■ EXERCISE: All of the data should be repeated exactly; pictures are not part of the copy.

■ SOURCE DATA:
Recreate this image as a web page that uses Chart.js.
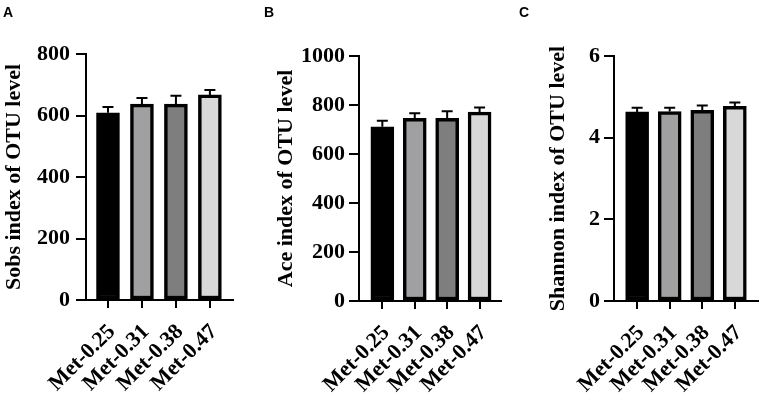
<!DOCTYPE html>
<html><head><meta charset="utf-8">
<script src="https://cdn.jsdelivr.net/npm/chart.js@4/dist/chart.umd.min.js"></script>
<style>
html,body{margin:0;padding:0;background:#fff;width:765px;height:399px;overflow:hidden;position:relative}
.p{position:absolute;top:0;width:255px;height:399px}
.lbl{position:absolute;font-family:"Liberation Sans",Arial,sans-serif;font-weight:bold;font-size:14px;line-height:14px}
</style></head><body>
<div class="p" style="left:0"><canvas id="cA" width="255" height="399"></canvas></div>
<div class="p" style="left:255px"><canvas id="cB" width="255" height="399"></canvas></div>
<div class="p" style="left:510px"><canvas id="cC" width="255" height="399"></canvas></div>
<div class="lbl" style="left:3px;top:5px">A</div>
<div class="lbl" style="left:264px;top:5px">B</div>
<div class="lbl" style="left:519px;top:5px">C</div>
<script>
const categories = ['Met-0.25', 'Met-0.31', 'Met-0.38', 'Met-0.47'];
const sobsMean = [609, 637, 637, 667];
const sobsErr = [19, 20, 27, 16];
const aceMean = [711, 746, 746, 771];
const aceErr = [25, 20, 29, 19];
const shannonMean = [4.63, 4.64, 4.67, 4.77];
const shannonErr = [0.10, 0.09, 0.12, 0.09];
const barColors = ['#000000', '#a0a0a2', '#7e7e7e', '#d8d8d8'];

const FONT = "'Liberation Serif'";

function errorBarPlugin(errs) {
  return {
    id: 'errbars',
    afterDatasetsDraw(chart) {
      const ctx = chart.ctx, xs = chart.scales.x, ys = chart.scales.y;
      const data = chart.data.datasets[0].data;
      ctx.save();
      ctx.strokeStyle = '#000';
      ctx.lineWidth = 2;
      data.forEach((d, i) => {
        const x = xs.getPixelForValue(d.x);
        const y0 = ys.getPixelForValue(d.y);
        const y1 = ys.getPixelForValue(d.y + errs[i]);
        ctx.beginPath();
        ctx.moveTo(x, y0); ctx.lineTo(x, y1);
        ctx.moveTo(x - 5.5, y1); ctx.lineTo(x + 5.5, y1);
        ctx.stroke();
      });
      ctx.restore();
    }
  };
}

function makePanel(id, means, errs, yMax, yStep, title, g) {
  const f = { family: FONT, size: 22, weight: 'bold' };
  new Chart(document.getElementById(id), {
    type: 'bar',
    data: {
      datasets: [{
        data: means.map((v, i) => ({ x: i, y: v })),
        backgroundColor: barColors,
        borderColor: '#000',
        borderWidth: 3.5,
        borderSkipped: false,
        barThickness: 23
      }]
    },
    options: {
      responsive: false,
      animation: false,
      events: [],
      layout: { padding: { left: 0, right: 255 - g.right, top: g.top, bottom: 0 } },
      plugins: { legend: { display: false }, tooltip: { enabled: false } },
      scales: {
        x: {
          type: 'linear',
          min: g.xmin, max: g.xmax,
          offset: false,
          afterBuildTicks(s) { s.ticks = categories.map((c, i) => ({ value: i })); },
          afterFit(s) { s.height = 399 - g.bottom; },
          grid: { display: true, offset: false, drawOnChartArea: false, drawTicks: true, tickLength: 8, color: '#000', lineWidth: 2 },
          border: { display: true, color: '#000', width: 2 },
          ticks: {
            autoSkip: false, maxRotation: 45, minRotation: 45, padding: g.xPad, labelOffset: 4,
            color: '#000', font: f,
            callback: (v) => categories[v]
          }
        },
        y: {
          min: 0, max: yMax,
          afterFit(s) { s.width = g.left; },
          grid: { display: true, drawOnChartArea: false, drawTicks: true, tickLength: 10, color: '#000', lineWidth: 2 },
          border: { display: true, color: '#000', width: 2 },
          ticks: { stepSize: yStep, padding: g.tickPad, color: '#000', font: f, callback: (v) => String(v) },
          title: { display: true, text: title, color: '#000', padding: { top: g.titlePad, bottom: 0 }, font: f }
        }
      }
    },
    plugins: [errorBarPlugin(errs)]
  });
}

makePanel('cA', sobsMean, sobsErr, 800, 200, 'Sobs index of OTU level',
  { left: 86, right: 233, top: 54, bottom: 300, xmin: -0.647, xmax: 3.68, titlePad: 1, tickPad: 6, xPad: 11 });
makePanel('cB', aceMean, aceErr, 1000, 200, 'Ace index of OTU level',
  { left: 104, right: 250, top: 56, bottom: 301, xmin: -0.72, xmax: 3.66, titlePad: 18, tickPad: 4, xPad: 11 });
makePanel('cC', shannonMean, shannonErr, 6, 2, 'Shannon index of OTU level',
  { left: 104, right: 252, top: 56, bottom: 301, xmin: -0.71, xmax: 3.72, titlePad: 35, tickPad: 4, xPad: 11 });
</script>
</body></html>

■ SOLUTION:
Recreate this image as a web page that uses Chart.js.
<!DOCTYPE html>
<html><head><meta charset="utf-8">
<script src="https://cdn.jsdelivr.net/npm/chart.js@4/dist/chart.umd.min.js"></script>
<style>
html,body{margin:0;padding:0;background:#fff;width:765px;height:399px;overflow:hidden;position:relative}
.p{position:absolute;top:0;width:255px;height:399px}
.lbl{position:absolute;font-family:"Liberation Sans",Arial,sans-serif;font-weight:bold;font-size:14px;line-height:14px}
</style></head><body>
<div class="p" style="left:0"><canvas id="cA" width="255" height="399"></canvas></div>
<div class="p" style="left:255px"><canvas id="cB" width="255" height="399"></canvas></div>
<div class="p" style="left:510px"><canvas id="cC" width="255" height="399"></canvas></div>
<div class="lbl" style="left:3px;top:5px">A</div>
<div class="lbl" style="left:264px;top:5px">B</div>
<div class="lbl" style="left:519px;top:5px">C</div>
<script>
const categories = ['Met-0.25', 'Met-0.31', 'Met-0.38', 'Met-0.47'];
const sobsMean = [609, 637, 637, 667];
const sobsErr = [19, 20, 27, 16];
const aceMean = [711, 746, 746, 771];
const aceErr = [25, 20, 29, 19];
const shannonMean = [4.63, 4.64, 4.67, 4.77];
const shannonErr = [0.10, 0.09, 0.12, 0.09];
const barColors = ['#000000', '#a0a0a2', '#7e7e7e', '#d8d8d8'];

const FONT = "'Liberation Serif'";

function errorBarPlugin(errs) {
  return {
    id: 'errbars',
    afterDatasetsDraw(chart) {
      const ctx = chart.ctx, xs = chart.scales.x, ys = chart.scales.y;
      const data = chart.data.datasets[0].data;
      ctx.save();
      ctx.strokeStyle = '#000';
      ctx.lineWidth = 2;
      data.forEach((d, i) => {
        const x = xs.getPixelForValue(d.x);
        const y0 = ys.getPixelForValue(d.y);
        const y1 = ys.getPixelForValue(d.y + errs[i]);
        ctx.beginPath();
        ctx.moveTo(x, y0); ctx.lineTo(x, y1);
        ctx.moveTo(x - 5.5, y1); ctx.lineTo(x + 5.5, y1);
        ctx.stroke();
      });
      ctx.restore();
    }
  };
}

function makePanel(id, means, errs, yMax, yStep, title, g) {
  const f = { family: FONT, size: 22, weight: 'bold' };
  new Chart(document.getElementById(id), {
    type: 'bar',
    data: {
      datasets: [{
        data: means.map((v, i) => ({ x: i, y: v })),
        backgroundColor: barColors,
        borderColor: '#000',
        borderWidth: 3.5,
        borderSkipped: false,
        barThickness: 23
      }]
    },
    options: {
      responsive: false,
      animation: false,
      events: [],
      layout: { padding: { left: 0, right: 255 - g.right, top: g.top, bottom: 0 } },
      plugins: { legend: { display: false }, tooltip: { enabled: false } },
      scales: {
        x: {
          type: 'linear',
          min: g.xmin, max: g.xmax,
          offset: false,
          afterBuildTicks(s) { s.ticks = categories.map((c, i) => ({ value: i })); },
          afterFit(s) { s.height = 399 - g.bottom; },
          grid: { display: true, offset: false, drawOnChartArea: false, drawTicks: true, tickLength: 8, color: '#000', lineWidth: 2 },
          border: { display: true, color: '#000', width: 2 },
          ticks: {
            autoSkip: false, maxRotation: 45, minRotation: 45, padding: g.xPad, labelOffset: 4,
            color: '#000', font: f,
            callback: (v) => categories[v]
          }
        },
        y: {
          min: 0, max: yMax,
          afterFit(s) { s.width = g.left; },
          grid: { display: true, drawOnChartArea: false, drawTicks: true, tickLength: 10, color: '#000', lineWidth: 2 },
          border: { display: true, color: '#000', width: 2 },
          ticks: { stepSize: yStep, padding: g.tickPad, color: '#000', font: f, callback: (v) => String(v) },
          title: { display: true, text: title, color: '#000', padding: { top: g.titlePad, bottom: 0 }, font: f }
        }
      }
    },
    plugins: [errorBarPlugin(errs)]
  });
}

makePanel('cA', sobsMean, sobsErr, 800, 200, 'Sobs index of OTU level',
  { left: 86, right: 233, top: 54, bottom: 300, xmin: -0.647, xmax: 3.68, titlePad: 1, tickPad: 6, xPad: 11 });
makePanel('cB', aceMean, aceErr, 1000, 200, 'Ace index of OTU level',
  { left: 104, right: 250, top: 56, bottom: 301, xmin: -0.72, xmax: 3.66, titlePad: 18, tickPad: 4, xPad: 11 });
makePanel('cC', shannonMean, shannonErr, 6, 2, 'Shannon index of OTU level',
  { left: 104, right: 252, top: 56, bottom: 301, xmin: -0.71, xmax: 3.72, titlePad: 35, tickPad: 4, xPad: 11 });
</script>
</body></html>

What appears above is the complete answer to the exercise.